This archived news story is available only for your personal, non-commercial use. Information in the story may be outdated or superseded by additional information. Reading or replaying the story in its archived form does not constitute a republication of the story.
SOUTH SALT LAKE — A 19-year-old homeless man had his leg amputated Thursday after being trapped under sheets of metal on a railroad car for about eight hours.
Authorities said the man was discovered by a railroad worker about 1 p.m. near 650 W. David Road (2190 South). Officials said the man had apparently hopped the Union Pacific freight train in Denver, along with his dog.
The open railroad car was carrying sheets of steel between 10 feet and 15 feet long, South Salt Lake Fire Chief Ron Morris said.

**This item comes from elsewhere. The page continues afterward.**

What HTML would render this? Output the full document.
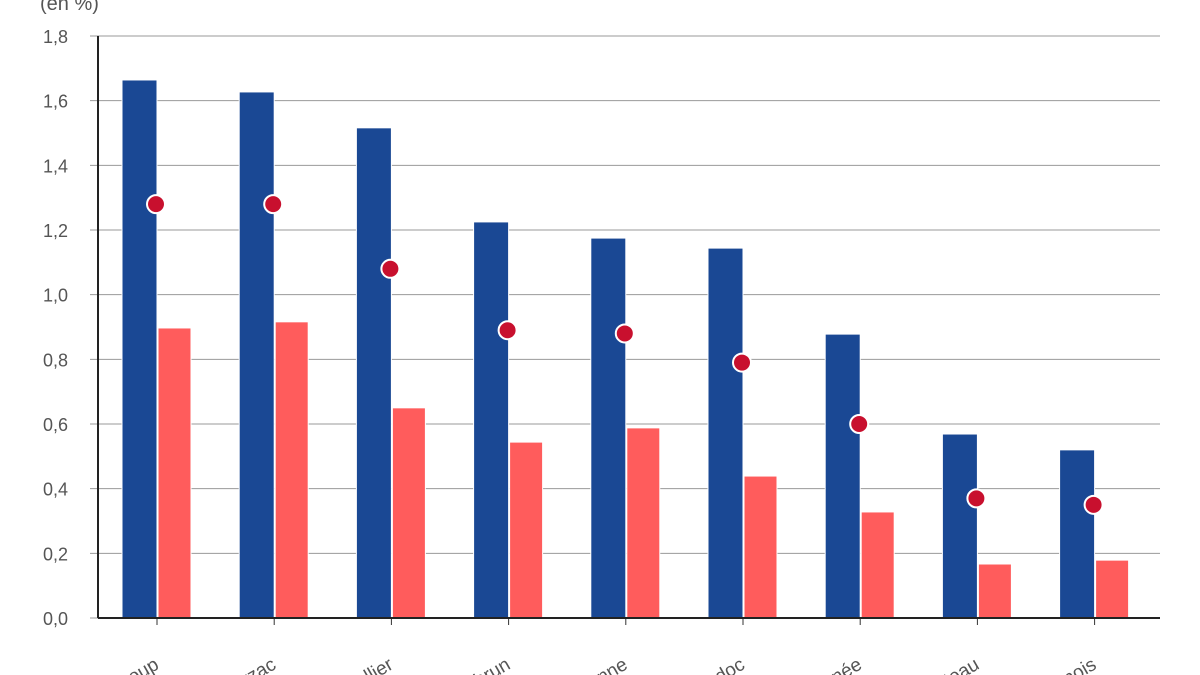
<!DOCTYPE html>
<html><head><meta charset="utf-8"><style>
html,body{margin:0;padding:0;background:#fff;overflow:hidden;width:1200px;height:675px}
svg{display:block;font-family:"Liberation Sans",sans-serif;overflow:hidden}
</style></head><body>
<svg id="chart" width="1200" height="675" viewBox="0 0 1200 675"></svg>
<script>
const categories=["Pic Saint-Loup","Terrasses du Larzac","Grès de Montpellier","Saint-Chinian Roquebrun","Faugères Cévenne","Coteaux du Languedoc","Roussillon Méditerranée","Pays d'Oc Plateau","Minervois Cabardès Corbières Fitou Malepère Limoux Narbonnois"];
const blueValues=[1.664,1.627,1.516,1.225,1.175,1.144,0.878,0.569,0.52];
const pinkValues=[0.897,0.916,0.65,0.544,0.588,0.439,0.328,0.167,0.179];
const dotValues=[1.28,1.28,1.08,0.89,0.88,0.79,0.60,0.37,0.35];
const yTicks=[0,0.2,0.4,0.6,0.8,1.0,1.2,1.4,1.6,1.8];
const yTickLabels=["0,0","0,2","0,4","0,6","0,8","1,0","1,2","1,4","1,6","1,8"];

const svg=document.getElementById('chart');
const NS='http://www.w3.org/2000/svg';
const x0=98,x1=1160,yTop=36,yBot=618,yMax=1.8;
const band=117.2;
const y=v=>yBot-v/yMax*(yBot-yTop);
const cx=i=>x0+59+band*i;
function mk(tag,attrs,parent){const e=document.createElementNS(NS,tag);for(const k in attrs)e.setAttribute(k,attrs[k]);(parent||svg).appendChild(e);return e;}

const t=mk('text',{x:40,y:10,'font-size':20,fill:'#555'});t.textContent='(en %)';



yTicks.forEach((v,i)=>{
  const l=mk('line',{x1:90,x2:x1,y1:y(v),y2:y(v),stroke:'#999','stroke-width':1});
  
  
  const tx=mk('text',{x:68,y:y(v)+7,'text-anchor':'end','font-size':18,fill:'#555'});
  tx.textContent=yTickLabels[i];
  
  
});

categories.forEach((c,i)=>{
  const c0=cx(i);
  const b=mk('rect',{x:c0-35,y:y(blueValues[i]),width:35,height:yBot-y(blueValues[i]),fill:'#1a4894',stroke:'#fff','stroke-width':1});
  
  
  const p=mk('rect',{x:c0+1,y:y(pinkValues[i]),width:33,height:yBot-y(pinkValues[i]),fill:'#ff5c5c',stroke:'#fff','stroke-width':1});
  
  
  const tk=mk('line',{x1:c0,x2:c0,y1:yBot,y2:yBot+7,stroke:'#333','stroke-width':1});
  
  
  const lb=mk('text',{x:c0+3,y:668,'text-anchor':'end','font-size':19,fill:'#555',transform:`rotate(-30 ${c0+3} 668)`});
  lb.textContent=c;
  
  
});
categories.forEach((c,i)=>{
  const d=mk('circle',{cx:cx(i)-1,cy:y(dotValues[i]),r:9,fill:'#c8102e',stroke:'#fff','stroke-width':2});
  
  
});
const ax=mk('line',{x1:x0,x2:x0,y1:yTop,y2:yBot,stroke:'#222','stroke-width':2});


const bx=mk('line',{x1:x0,x2:x1,y1:yBot,y2:yBot,stroke:'#222','stroke-width':2});


</script>
</body></html>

"At some point, the steel shifted and fell on top of him," Morris said. "It pinned him from the waist down."
The man's dog also was trapped under the steel and was killed in the accident.
"We believe (the man) was in there for maybe eight hours before he was found," Morris said.
The man, whose name was not released, was conscious and alert when fire crews arrived, Morris said.
It took more than two hours to extricate the man from the railroad car. A surgeon was flown from University Hospital to amputate the man's leg.
"It was a very tedious, very slow extraction," Morris said. "The surgeon brought some canopies and sterile sheets with him. We sort of made a MASH unit on scene."
The man was later airlifted to University Hospital in critical condition.
Situations like this happen all too often, says Vern Keeslar. His organization, Operation Lifesaver, goes into shelters to educate the homeless about train safety.
But trespassing is the leading cause of train related deaths in the United States — more than 400 people died last year alone.
"We don't call them accidents because you don't have to be on that (railroad property)," Keeslar said. "No one's putting you up on a trestle, no one is putting you up inside a rail car; you don't have to be there."
But Union Pacific says the tracks are all too tempting for some, and oftentimes they end up losing a limb.
"Oftentimes it's romanticized, and that couldn't be further from the truth," said Dan Harbeke, with Union Pacific.
The man injured Thursday may be charged with trespassing.